If we take Mr. Fukuyama on his own terms, he is entirely right to claim that his “end of history” thesis has not been refuted by history. When pundits point out that, after all, things keep happening — even great, terrible, world-changing things — they are saying nothing that Mr. Fukuyama himself did not know when he first proposed his theory. Reading “The End of History” today, in fact, it is remarkable how many of our current challenges Mr. Fukuyama predicted 16 years ago.
He warned that “in parts of the Soviet Union and Eastern Europe, we are likely to see Marxist-Leninists replaced by a variety of dictators, nationalists, and colonels” — like Mr. Putin and Dmitry Medvedev. He described “fundamentalist Islam” as a “totalistic religion” that tries to “regulate every aspect of human life, both public and private, including the realm of politics” — as with Mr. Ahmadinejad or Osama bin Laden. He even recognized, long before September 11, that “Islamic fundamentalism bears a more than superficial resemblance to European fascism.”
Mr. Fukuyama knows full well, in other words, that ours is still a world teeming with threats to liberal democracy, in which billions of people still live in fear and want, and nourish dreams of hate and violence. Yet he still insists that we have reached the end of history. To make sense of this apparent contradiction, you have to look closely at what he means when he says that freedom has “no real competitors.”
Real, for Mr. Fukuyama, means the opposite of what it means in everyday language. Nothing could be more real, in the practical sense, than Russia’s tanks: they are real enough to cause thousands of deaths. But to Mr. Fukuyama, writing out of the Hegelian tradition, “real” actually means something more like “ideal”: a nation or government can only have a real existence if it has an idea behind it. More, that idea has to be compatible with humanity’s current stage of historical development. Because Mr. Putin’s authoritarianism, or what passes for communism in today’s China, are not as “up-to-date” as democracy — because they exist in fact without being validated in theory — they are not “real” challenges. As Mr. Fukuyama says in his recent op-ed, they do not present “a serious challenge to the United States’ animating — and winning — ideas.”
The way to argue against Mr. Fukuyama, then, is not to point to current events, but to point out the moral and philosophical dangers of his definition of “reality.” To read him, you would never know that the greatest political thinkers of the postwar era, like Isaiah Berlin and Hannah Arendt, devoted themselves to attacking the dangerous idea that only what is “progressive” and “up-to-date” is really real. This way of thinking, invented by Hegel and popularized by Marx, is what allowed the totalitarians of the 20th century to annihilate millions of lives, on the grounds that such lives did not “really” matter, or even exist, on the scale of History. That is why postwar thinkers — and poets and novelists, too — have tried to remind us of the uniqueness of every life, the way each birth represents a wholly new beginning for humanity.
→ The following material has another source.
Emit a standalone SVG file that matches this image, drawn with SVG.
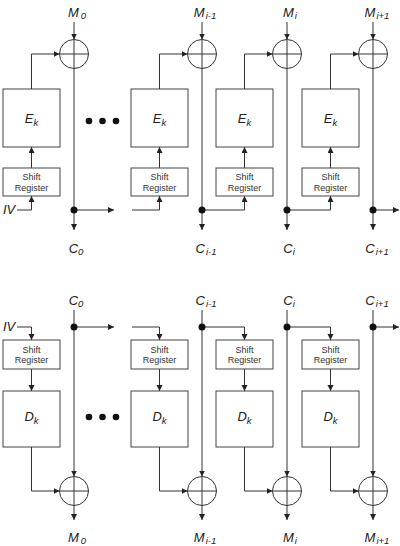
<svg xmlns="http://www.w3.org/2000/svg" width="400" height="546" viewBox="0 0 400 546">
<style>
.ln{fill:none;stroke:#333;stroke-width:1}
.bx{fill:#fff;stroke:#444;stroke-width:1}
.xo{fill:#fff;stroke:#333;stroke-width:1}
.dot{fill:#111}
.lbl{font-family:"Liberation Sans",Arial,sans-serif;font-style:italic;font-size:13px;fill:#222}
.sub{font-size:9.5px}
.sr{font-family:"Liberation Sans",Arial,sans-serif;font-size:9px;fill:#333;text-anchor:middle}
.fn{font-family:"Liberation Sans",Arial,sans-serif;font-style:italic;font-size:13px;fill:#222;text-anchor:middle}
</style>
<defs>
<marker id="ar" markerUnits="userSpaceOnUse" markerWidth="8" markerHeight="8" refX="6" refY="3" orient="auto">
<path d="M0,0 L6,3 L0,6 Z" fill="#222"/>
</marker>
</defs>
<rect width="400" height="546" fill="#fff"/>

<g id="connectors">
<path class="ln" d="M74,22 V39.5" marker-end="url(#ar)"/>
<path class="ln" d="M202,22 V39.5" marker-end="url(#ar)"/>
<path class="ln" d="M287,22 V39.5" marker-end="url(#ar)"/>
<path class="ln" d="M373,22 V39.5" marker-end="url(#ar)"/>
<path class="ln" d="M74,68.5 V230" marker-end="url(#ar)"/>
<path class="ln" d="M202,68.5 V230" marker-end="url(#ar)"/>
<path class="ln" d="M287,68.5 V230" marker-end="url(#ar)"/>
<path class="ln" d="M373,68.5 V230" marker-end="url(#ar)"/>
<path class="ln" d="M31.5,89 V54 H59.5" marker-end="url(#ar)"/>
<path class="ln" d="M159.5,89 V54 H187.5" marker-end="url(#ar)"/>
<path class="ln" d="M244.5,89 V54 H272.5" marker-end="url(#ar)"/>
<path class="ln" d="M330.5,89 V54 H358.5" marker-end="url(#ar)"/>
<path class="ln" d="M31.5,168 V147" marker-end="url(#ar)"/>
<path class="ln" d="M159.5,168 V147" marker-end="url(#ar)"/>
<path class="ln" d="M244.5,168 V147" marker-end="url(#ar)"/>
<path class="ln" d="M330.5,168 V147" marker-end="url(#ar)"/>
<path class="ln" d="M17,210 H31.5 V196" marker-end="url(#ar)"/>
<path class="ln" d="M132,210 H159.5 V196" marker-end="url(#ar)"/>
<path class="ln" d="M202,210 H244.5 V196" marker-end="url(#ar)"/>
<path class="ln" d="M287,210 H330.5 V196" marker-end="url(#ar)"/>
<path class="ln" d="M74,210 H114" marker-end="url(#ar)"/>
<path class="ln" d="M373,210 H399" marker-end="url(#ar)"/>
<path class="ln" d="M74,310 V476.5" marker-end="url(#ar)"/>
<path class="ln" d="M202,310 V476.5" marker-end="url(#ar)"/>
<path class="ln" d="M287,310 V476.5" marker-end="url(#ar)"/>
<path class="ln" d="M373,310 V476.5" marker-end="url(#ar)"/>
<path class="ln" d="M17,327 H31.5 V340" marker-end="url(#ar)"/>
<path class="ln" d="M132,327 H159.5 V340" marker-end="url(#ar)"/>
<path class="ln" d="M202,327 H244.5 V340" marker-end="url(#ar)"/>
<path class="ln" d="M287,327 H330.5 V340" marker-end="url(#ar)"/>
<path class="ln" d="M74,327 H114" marker-end="url(#ar)"/>
<path class="ln" d="M373,327 H399" marker-end="url(#ar)"/>
<path class="ln" d="M31.5,369 V391" marker-end="url(#ar)"/>
<path class="ln" d="M159.5,369 V391" marker-end="url(#ar)"/>
<path class="ln" d="M244.5,369 V391" marker-end="url(#ar)"/>
<path class="ln" d="M330.5,369 V391" marker-end="url(#ar)"/>
<path class="ln" d="M31.5,447 V491 H59.5" marker-end="url(#ar)"/>
<path class="ln" d="M159.5,447 V491 H187.5" marker-end="url(#ar)"/>
<path class="ln" d="M244.5,447 V491 H272.5" marker-end="url(#ar)"/>
<path class="ln" d="M330.5,447 V491 H358.5" marker-end="url(#ar)"/>
<path class="ln" d="M74,505.5 V520" marker-end="url(#ar)"/>
<path class="ln" d="M202,505.5 V520" marker-end="url(#ar)"/>
<path class="ln" d="M287,505.5 V520" marker-end="url(#ar)"/>
<path class="ln" d="M373,505.5 V520" marker-end="url(#ar)"/>
<circle class="dot" cx="74" cy="210" r="3.5"/>
<circle class="dot" cx="202" cy="210" r="3.5"/>
<circle class="dot" cx="287" cy="210" r="3.5"/>
<circle class="dot" cx="373" cy="210" r="3.5"/>
<circle class="dot" cx="74" cy="327" r="3.5"/>
<circle class="dot" cx="202" cy="327" r="3.5"/>
<circle class="dot" cx="287" cy="327" r="3.5"/>
<circle class="dot" cx="373" cy="327" r="3.5"/>
</g>

<g id="ellipsis-top">
<circle class="dot" cx="89" cy="121" r="3.3"/><circle class="dot" cx="102.5" cy="121" r="3.3"/><circle class="dot" cx="116" cy="121" r="3.3"/>
</g>
<g id="ellipsis-bottom">
<circle class="dot" cx="89" cy="417" r="3.3"/><circle class="dot" cx="102.5" cy="417" r="3.3"/><circle class="dot" cx="116" cy="417" r="3.3"/>
</g>

<g id="xor-e0"><circle class="xo" cx="74" cy="54" r="14.5"/><path class="ln" d="M59.5,54 H88.5 M74,39.5 V68.5"/></g>
<g id="xor-e1"><circle class="xo" cx="202" cy="54" r="14.5"/><path class="ln" d="M187.5,54 H216.5 M202,39.5 V68.5"/></g>
<g id="xor-e2"><circle class="xo" cx="287" cy="54" r="14.5"/><path class="ln" d="M272.5,54 H301.5 M287,39.5 V68.5"/></g>
<g id="xor-e3"><circle class="xo" cx="373" cy="54" r="14.5"/><path class="ln" d="M358.5,54 H387.5 M373,39.5 V68.5"/></g>
<g id="xor-d0"><circle class="xo" cx="74" cy="491" r="14.5"/><path class="ln" d="M59.5,491 H88.5 M74,476.5 V505.5"/></g>
<g id="xor-d1"><circle class="xo" cx="202" cy="491" r="14.5"/><path class="ln" d="M187.5,491 H216.5 M202,476.5 V505.5"/></g>
<g id="xor-d2"><circle class="xo" cx="287" cy="491" r="14.5"/><path class="ln" d="M272.5,491 H301.5 M287,476.5 V505.5"/></g>
<g id="xor-d3"><circle class="xo" cx="373" cy="491" r="14.5"/><path class="ln" d="M358.5,491 H387.5 M373,476.5 V505.5"/></g>

<g id="ek0"><rect class="bx" x="3" y="89" width="57" height="58"/><text class="fn" x="31.5" y="123">E<tspan class="sub" dy="3">k</tspan></text></g>
<g id="ek1"><rect class="bx" x="131" y="89" width="57" height="58"/><text class="fn" x="159.5" y="123">E<tspan class="sub" dy="3">k</tspan></text></g>
<g id="ek2"><rect class="bx" x="216" y="89" width="57" height="58"/><text class="fn" x="244.5" y="123">E<tspan class="sub" dy="3">k</tspan></text></g>
<g id="ek3"><rect class="bx" x="302" y="89" width="57" height="58"/><text class="fn" x="330.5" y="123">E<tspan class="sub" dy="3">k</tspan></text></g>
<g id="sre0"><rect class="bx" x="3" y="168" width="57" height="28"/><text class="sr" x="31.5" y="180">Shift</text><text class="sr" x="31.5" y="190.5">Register</text></g>
<g id="sre1"><rect class="bx" x="131" y="168" width="57" height="28"/><text class="sr" x="159.5" y="180">Shift</text><text class="sr" x="159.5" y="190.5">Register</text></g>
<g id="sre2"><rect class="bx" x="216" y="168" width="57" height="28"/><text class="sr" x="244.5" y="180">Shift</text><text class="sr" x="244.5" y="190.5">Register</text></g>
<g id="sre3"><rect class="bx" x="302" y="168" width="57" height="28"/><text class="sr" x="330.5" y="180">Shift</text><text class="sr" x="330.5" y="190.5">Register</text></g>
<g id="srd0"><rect class="bx" x="3" y="340" width="57" height="29"/><text class="sr" x="31.5" y="352.5">Shift</text><text class="sr" x="31.5" y="363">Register</text></g>
<g id="srd1"><rect class="bx" x="131" y="340" width="57" height="29"/><text class="sr" x="159.5" y="352.5">Shift</text><text class="sr" x="159.5" y="363">Register</text></g>
<g id="srd2"><rect class="bx" x="216" y="340" width="57" height="29"/><text class="sr" x="244.5" y="352.5">Shift</text><text class="sr" x="244.5" y="363">Register</text></g>
<g id="srd3"><rect class="bx" x="302" y="340" width="57" height="29"/><text class="sr" x="330.5" y="352.5">Shift</text><text class="sr" x="330.5" y="363">Register</text></g>
<g id="dk0"><rect class="bx" x="3" y="391" width="57" height="56"/><text class="fn" x="31.5" y="421">D<tspan class="sub" dy="3">k</tspan></text></g>
<g id="dk1"><rect class="bx" x="131" y="391" width="57" height="56"/><text class="fn" x="159.5" y="421">D<tspan class="sub" dy="3">k</tspan></text></g>
<g id="dk2"><rect class="bx" x="216" y="391" width="57" height="56"/><text class="fn" x="244.5" y="421">D<tspan class="sub" dy="3">k</tspan></text></g>
<g id="dk3"><rect class="bx" x="302" y="391" width="57" height="56"/><text class="fn" x="330.5" y="421">D<tspan class="sub" dy="3">k</tspan></text></g>

<g id="labels">
<text class="fn" x="77" y="17">M<tspan class="sub" dx="2" dy="2">0</tspan></text>
<text class="fn" x="205" y="17">M<tspan class="sub" dx="1" dy="2">i-1</tspan></text>
<text class="fn" x="290" y="17">M<tspan class="sub" dx="1" dy="2">i</tspan></text>
<text class="fn" x="377" y="17">M<tspan class="sub" dx="1" dy="2">i+1</tspan></text>
<text class="fn" x="76" y="253">C<tspan class="sub" dy="2">0</tspan></text>
<text class="fn" x="206" y="253">C<tspan class="sub" dx="1" dy="2">i-1</tspan></text>
<text class="fn" x="289" y="253">C<tspan class="sub" dy="2">i</tspan></text>
<text class="fn" x="377" y="253">C<tspan class="sub" dx="1" dy="2">i+1</tspan></text>
<text class="fn" x="76" y="305">C<tspan class="sub" dy="2">0</tspan></text>
<text class="fn" x="206" y="305">C<tspan class="sub" dx="1" dy="2">i-1</tspan></text>
<text class="fn" x="289" y="305">C<tspan class="sub" dy="2">i</tspan></text>
<text class="fn" x="377" y="305">C<tspan class="sub" dx="1" dy="2">i+1</tspan></text>
<text class="fn" x="77" y="542">M<tspan class="sub" dx="2" dy="2">0</tspan></text>
<text class="fn" x="205" y="542">M<tspan class="sub" dx="1" dy="2">i-1</tspan></text>
<text class="fn" x="290" y="542">M<tspan class="sub" dx="1" dy="2">i</tspan></text>
<text class="fn" x="377" y="542">M<tspan class="sub" dx="1" dy="2">i+1</tspan></text>
<text class="lbl" x="3" y="214">IV</text>
<text class="lbl" x="3" y="331">IV</text>
</g>
</svg>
Mr. Fukuyama is a defender of liberal democracy, but his method of thinking and arguing is a throwback to a dangerous Hegelian mindset. You can see this when he writes, in “The End of History,” that “the Universal Historian must be ready to discard even entire peoples and times as essentially pre- or non-historical, because they do not bear on the central ‘plot’ of his or her story.” His response to current world crises is the same: we should intellectually “discard” current challenges to democracy because they are “essentially non-historical.” The problem, as the 20th century should have taught us, is that once you start to discard people intellectually, the temptation arises to discard them literally. Only a liberalism that recognizes the sacredness of each individual life is worthy of the name.